Hagel was even more explicit at the defense ministers meeting in June when he said “over-dependence on any one country for critical capabilities brings with it risks.” One of these risks is that the U.S. will soon tell its allies, if you don’t invest much in your defense, neither will we. The U.S. will “rebalance” its own shrinking defense dollars to allies and partners that share the security burden more equitably. Too many European leaders refuse to realize that this long-festering problem is having a dangerously corrosive effect on the Alliance.
This is a comparison of the military investment of the US and its European NATO partners.
The US and the EU are in agreement that Putin's takeover of Crimea and vaguer threats of possible intervention in other parts of Ukraine require some form of vigorous opposition. Economic sanctions are seen as the most feasible form. In that arena the EU would have to play a more central role than the US since they have by far a more extensive economic relationship with Russia. So far there seems great reluctance to take steps that would cause economic pain to the EU. NATO as a credible military threat would seem to be the fall back position. How willing is the EU to participate in providing military preparedness?

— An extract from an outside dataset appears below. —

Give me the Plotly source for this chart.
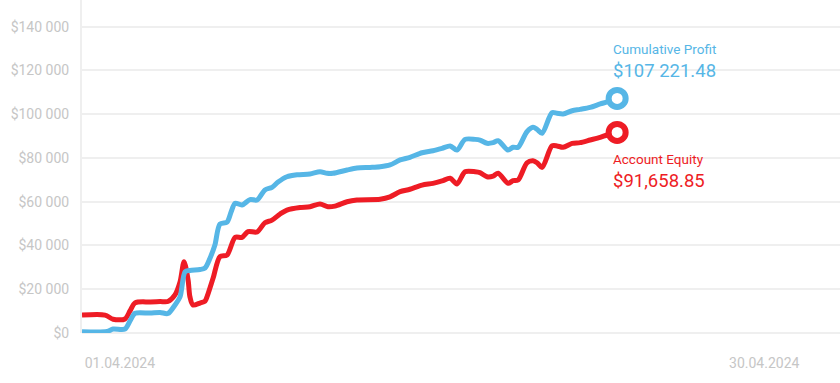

In the 1950s western Europe was in a generally weak and vulnerable position. The US provided Marshall Plan assistance and military support to get it back on its feet. In 2014 the world is a pretty different place. The EU has had its economic difficulties of late but it is not an impoverished collection of starving people. It is possible to view the US defense establishment as offering them a subsidy of funds that might otherwise have to be spent on defense. It is also possible to see the US as an imperialistic power intent on preserving global hegemony, as a number of Europeans do. The suddenly real threat of a sustained serious conflict with Russia raises questions about the state of these long standing security relationships. It may no longer be possible to keep shoving them under the carpet.